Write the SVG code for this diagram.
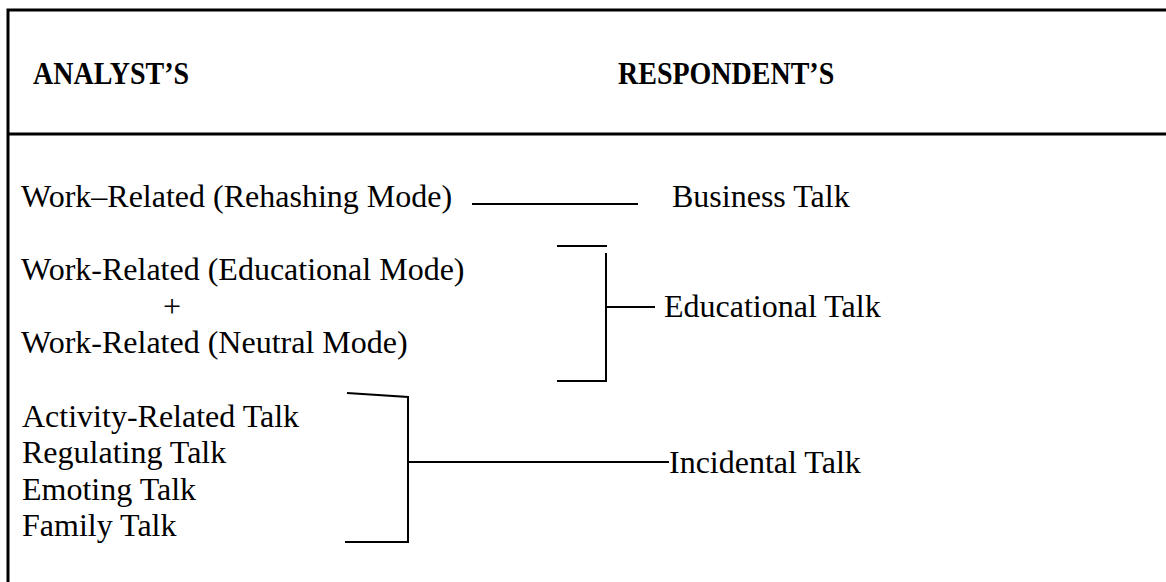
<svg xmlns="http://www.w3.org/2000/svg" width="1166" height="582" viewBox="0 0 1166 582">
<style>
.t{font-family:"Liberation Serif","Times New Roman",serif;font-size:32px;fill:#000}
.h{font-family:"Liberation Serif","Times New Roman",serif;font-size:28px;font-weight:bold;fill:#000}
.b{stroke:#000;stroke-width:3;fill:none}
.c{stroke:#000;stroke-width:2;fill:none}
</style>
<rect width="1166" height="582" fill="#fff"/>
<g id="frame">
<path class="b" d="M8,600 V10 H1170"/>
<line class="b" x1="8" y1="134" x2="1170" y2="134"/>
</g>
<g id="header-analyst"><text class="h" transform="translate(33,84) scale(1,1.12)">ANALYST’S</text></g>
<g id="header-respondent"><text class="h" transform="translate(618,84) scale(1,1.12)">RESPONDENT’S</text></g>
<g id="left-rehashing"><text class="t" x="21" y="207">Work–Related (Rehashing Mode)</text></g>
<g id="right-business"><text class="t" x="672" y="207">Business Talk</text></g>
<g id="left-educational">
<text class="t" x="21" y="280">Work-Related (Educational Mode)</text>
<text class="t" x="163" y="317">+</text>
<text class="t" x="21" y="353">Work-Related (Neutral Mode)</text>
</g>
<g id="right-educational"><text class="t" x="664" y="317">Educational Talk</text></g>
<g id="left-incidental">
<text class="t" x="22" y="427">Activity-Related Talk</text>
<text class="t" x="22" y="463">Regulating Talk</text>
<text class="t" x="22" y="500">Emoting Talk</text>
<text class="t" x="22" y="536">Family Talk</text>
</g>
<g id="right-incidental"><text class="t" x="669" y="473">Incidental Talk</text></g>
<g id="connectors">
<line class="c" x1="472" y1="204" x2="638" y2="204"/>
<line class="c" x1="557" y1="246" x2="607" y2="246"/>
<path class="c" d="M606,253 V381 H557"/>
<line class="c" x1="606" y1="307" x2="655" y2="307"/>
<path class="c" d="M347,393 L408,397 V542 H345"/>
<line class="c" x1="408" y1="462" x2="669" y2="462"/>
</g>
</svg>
###
What to work on >> Omit pictures; set down the rest of the material word for word.

Answer below >>
Write the SVG code for this diagram.
<svg xmlns="http://www.w3.org/2000/svg" width="1166" height="582" viewBox="0 0 1166 582">
<style>
.t{font-family:"Liberation Serif","Times New Roman",serif;font-size:32px;fill:#000}
.h{font-family:"Liberation Serif","Times New Roman",serif;font-size:28px;font-weight:bold;fill:#000}
.b{stroke:#000;stroke-width:3;fill:none}
.c{stroke:#000;stroke-width:2;fill:none}
</style>
<rect width="1166" height="582" fill="#fff"/>
<g id="frame">
<path class="b" d="M8,600 V10 H1170"/>
<line class="b" x1="8" y1="134" x2="1170" y2="134"/>
</g>
<g id="header-analyst"><text class="h" transform="translate(33,84) scale(1,1.12)">ANALYST’S</text></g>
<g id="header-respondent"><text class="h" transform="translate(618,84) scale(1,1.12)">RESPONDENT’S</text></g>
<g id="left-rehashing"><text class="t" x="21" y="207">Work–Related (Rehashing Mode)</text></g>
<g id="right-business"><text class="t" x="672" y="207">Business Talk</text></g>
<g id="left-educational">
<text class="t" x="21" y="280">Work-Related (Educational Mode)</text>
<text class="t" x="163" y="317">+</text>
<text class="t" x="21" y="353">Work-Related (Neutral Mode)</text>
</g>
<g id="right-educational"><text class="t" x="664" y="317">Educational Talk</text></g>
<g id="left-incidental">
<text class="t" x="22" y="427">Activity-Related Talk</text>
<text class="t" x="22" y="463">Regulating Talk</text>
<text class="t" x="22" y="500">Emoting Talk</text>
<text class="t" x="22" y="536">Family Talk</text>
</g>
<g id="right-incidental"><text class="t" x="669" y="473">Incidental Talk</text></g>
<g id="connectors">
<line class="c" x1="472" y1="204" x2="638" y2="204"/>
<line class="c" x1="557" y1="246" x2="607" y2="246"/>
<path class="c" d="M606,253 V381 H557"/>
<line class="c" x1="606" y1="307" x2="655" y2="307"/>
<path class="c" d="M347,393 L408,397 V542 H345"/>
<line class="c" x1="408" y1="462" x2="669" y2="462"/>
</g>
</svg>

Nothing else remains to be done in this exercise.